Funny timing on this post, I just finished implementing this a couple days ago for a little effect in a game. I followed the math in this comment that is now only viewable from the archive http://web.archive.org/web/20190614093605/https://forum.libc...

I notice you use 4 triangles per segment but I believe it's always possible to use only 2 if you only have miter and bevel caps.

discuss

order

GuB-42|1 year ago

For miter caps, you need 2, for bevel caps, you need 3.

But it is actually way more complicated than that in the general case. Notice how there is some overlap, not very pretty with transparency. There are ways around this problem, for example using a stencil buffer, but if you don't want that either and instead go a proper triangulation, this becomes quite involved.

The problem is when segments are shorter than the inner intersection point. In the example in the article, that's when I1 is outside of [A1, A1'] or [B1, B1']. Doing it properly would require taking the geometry of the entire figure into account, you can't just draw it segment by segment and fix the joints.
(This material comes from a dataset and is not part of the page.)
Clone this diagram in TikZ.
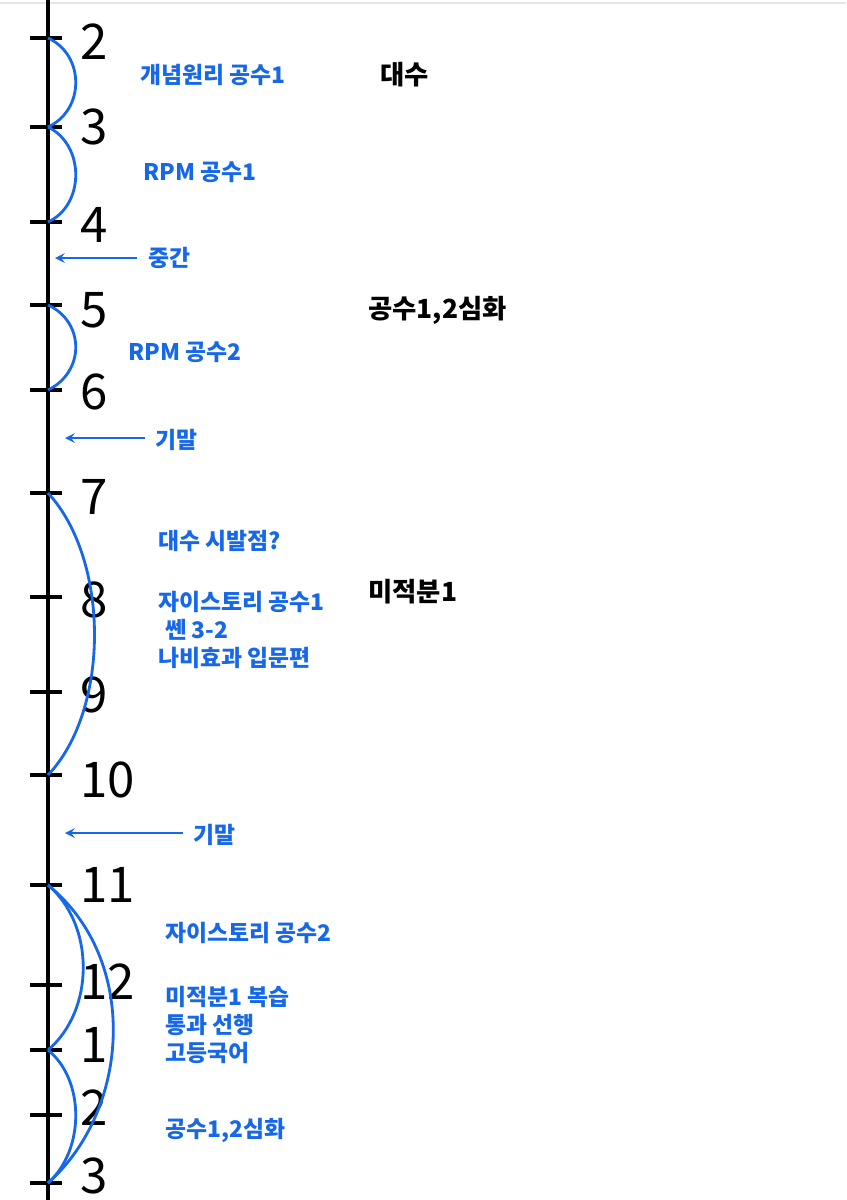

For example, if you draw a closed polygon that is smaller than the line thickness, all internal geometry will disappear so you have to triangulate the shape using only the outer vertices. How to calculate that looks like an interesting problem that would need a much longer blog post...

Taterr|1 year ago

You can do bevel with 2 if you accept intersections, which will always occur unless you ensure a minimum distance between points equal to the width of the line. https://i.imgur.com/1vWoAGV.png

In my context the line represents a player path so the transparency overlap created by the bevel intersection is actually perfectly fine and looks good. The same for intersections over a previous section of the path.

I might go back and add the pixel buffer method anyway so the rounded curves can be both smooth and non intersecting.

https://i.imgur.com/DXRkZGt.png

montroser|1 year ago

Yes, this problem seems intuitively not so hard -- but without flattening first to a pixel buffer, it is a formidable challenge.

jvernay|1 year ago

You can use 2 triangles with miter join, I've started with this approach, but the bevel join creates (in general) a pentagon, thus this should be doable with 3 triangles I suppose.